Wed Aug 8 13:42:42 PDT 2018

nagisa added a comment.

In https://reviews.llvm.org/D50310#1192833, @efriedma wrote:

> Please choose a different name for the tests; "muloti2.ll" isn't usefully indicating what the files actually test.

Does something like `umulo-legalisation-lowering.ll` sound good?

In https://reviews.llvm.org/D50310#1192833, @efriedma wrote:

> > Correctness of the algorithm was verified by exhaustively checking the output of this algorithm for overflowing multiplication of 16 bit integers against an obviously correct widening multiplication.
>
> What exactly did you verify?  Looking again, I'm pretty sure your example IR doesn't compute the correct result: you never compute the product %LHS.HI * %RHS.HI.

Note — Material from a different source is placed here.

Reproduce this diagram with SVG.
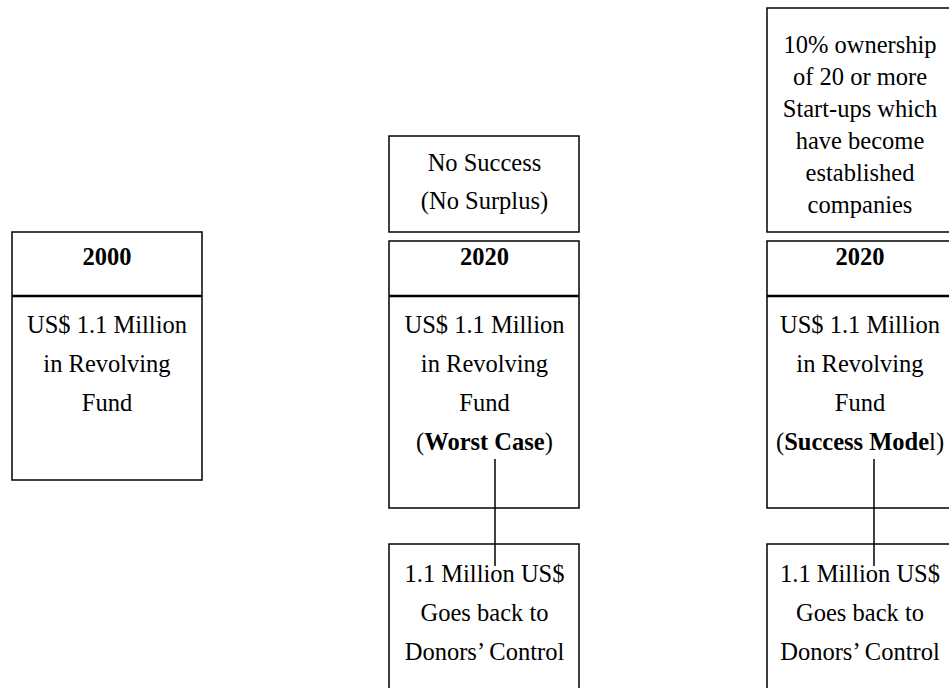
<svg xmlns="http://www.w3.org/2000/svg" width="949" height="688" viewBox="0 0 949 688">
<style>
.box{fill:#fff;stroke:#000;stroke-width:1.5}
.div{stroke:#000;stroke-width:2.5}
.thin{stroke:#000;stroke-width:1.5}
.t{font-family:"Liberation Serif","Times New Roman",serif;font-size:24.5px;fill:#000;text-anchor:middle}
.b{font-weight:bold}
</style>
<rect width="949" height="688" fill="#fff"/>
<g id="box2000">
<rect class="box" x="12" y="232" width="190" height="248"/>
<line class="div" x1="12" y1="296" x2="202" y2="296"/>
<text class="t b" x="107" y="265">2000</text>
<text class="t" x="107" y="333">US$ 1.1 Million</text>
<text class="t" x="107" y="372">in Revolving</text>
<text class="t" x="107" y="411">Fund</text>
</g>
<g id="noSuccess">
<rect class="box" x="389" y="136" width="190" height="96"/>
<text class="t" x="484.5" y="171">No Success</text>
<text class="t" x="484.5" y="209">(No Surplus)</text>
</g>
<g id="worstCase">
<rect class="box" x="389" y="241" width="190" height="267"/>
<line class="div" x1="389" y1="296" x2="579" y2="296"/>
<text class="t b" x="484.5" y="265">2020</text>
<text class="t" x="484.5" y="333">US$ 1.1 Million</text>
<text class="t" x="484.5" y="372">in Revolving</text>
<text class="t" x="484.5" y="411">Fund</text>
<text class="t" x="484.5" y="450">(<tspan class="b">Worst Case</tspan>)</text>
</g>
<g id="donors1">
<rect class="box" x="389" y="544" width="190" height="160"/>
<text class="t" x="484.5" y="582">1.1 Million US$</text>
<text class="t" x="484.5" y="621">Goes back to</text>
<text class="t" x="484.5" y="660">Donors’ Control</text>
</g>
<g id="ownership">
<rect class="box" x="767" y="8" width="192" height="224"/>
<text class="t" x="860" y="53">10% ownership</text>
<text class="t" x="860" y="85">of 20 or more</text>
<text class="t" x="860" y="117">Start-ups which</text>
<text class="t" x="860" y="149">have become</text>
<text class="t" x="860" y="181">established</text>
<text class="t" x="860" y="213">companies</text>
</g>
<g id="successModel">
<rect class="box" x="767" y="241" width="192" height="267"/>
<line class="div" x1="767" y1="296" x2="959" y2="296"/>
<text class="t b" x="860" y="265">2020</text>
<text class="t" x="860" y="333">US$ 1.1 Million</text>
<text class="t" x="860" y="372">in Revolving</text>
<text class="t" x="860" y="411">Fund</text>
<text class="t" x="860" y="450">(<tspan class="b">Success Mode</tspan>l)</text>
</g>
<g id="donors2">
<rect class="box" x="767" y="544" width="192" height="160"/>
<text class="t" x="860" y="582">1.1 Million US$</text>
<text class="t" x="860" y="621">Goes back to</text>
<text class="t" x="860" y="660">Donors’ Control</text>
</g>
<g id="connectors">
<line class="thin" x1="495" y1="459" x2="495" y2="566"/>
<line class="thin" x1="874" y1="459" x2="874" y2="566"/>
</g>
</svg>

The computation of `%LHS.HI * %RHS.HI` is only necessary to compute the overflow bit. If multiplication was used, the check would look like this:

  %product = { iNh, i1 } @umul.with.overflow.iNh(iNh %LHS.HI, iNh %RHS.HI)
  %0 = product.0 != 0 || product.1 ; equivalent of the current %0

The `%0 = %LHS.HI != 0 && %RHS.HI != 0` is an optimisation that calculates the same information without doing the multiply. Computing the product may be more efficient for some specific bitwidths on some targets, but I found the `%LHS.HI != 0 && %RHS.HI != 0` variant to be more palatable in the general case.

---

The following Rust code is what I used to check the correctness of current algorithm exhaustively in a reasonable time-frame. I’m willing to port this test to C if there’s a demand for it.

  type Half = u8;
  type Full = u16;
  type Double = u32;

  const HALF_BITS: u32 = 8;
  const FULL_BITS: u32 = 16;

  pub fn obviously_correct(l: Full, r: Full) -> (Full, bool) {
      // Do a widening multiplication and check the high half to see if the multiplication
      // overflowed. Also correctly handles result wrapping in case of overflow.
      let doublewide = (l as Double).wrapping_mul(r as Double);
      (doublewide as Full, (doublewide >> FULL_BITS) != 0)
  }

  pub fn actual_implementation(l: Full, r: Full) -> (Full, bool) {
      let (lhs_lo, rhs_lo) = (l as Half, r as Half);
      let (lhs_hi, rhs_hi) = ((l >> HALF_BITS) as Half, (r >> HALF_BITS) as Half);

      let overflow0 = lhs_hi != 0 && rhs_hi != 0;
      let (r1, overflow1) = lhs_hi.overflowing_mul(rhs_lo);
      let (r2, overflow2) = rhs_hi.overflowing_mul(lhs_lo);
      let r3 = (lhs_lo as Full).wrapping_mul(rhs_lo as Full);
      let r4 = ((r1 as Full) << HALF_BITS).wrapping_add((r2 as Full) << HALF_BITS);
      let (r5, overflow5) = r4.overflowing_add(r3);
      (r5, overflow0 || overflow1 || overflow2 || overflow5)
  }

  pub fn main() {
      for lhs in Full::min_value()..=Full::max_value() {
          for rhs in Full::min_value()..=Full::max_value() {
              assert_eq!(obviously_correct(lhs, rhs), actual_implementation(lhs, rhs),
                         "results did not match for lhs={}, rhs={}", lhs, rhs);
          }
      }
  }

https://reviews.llvm.org/D50310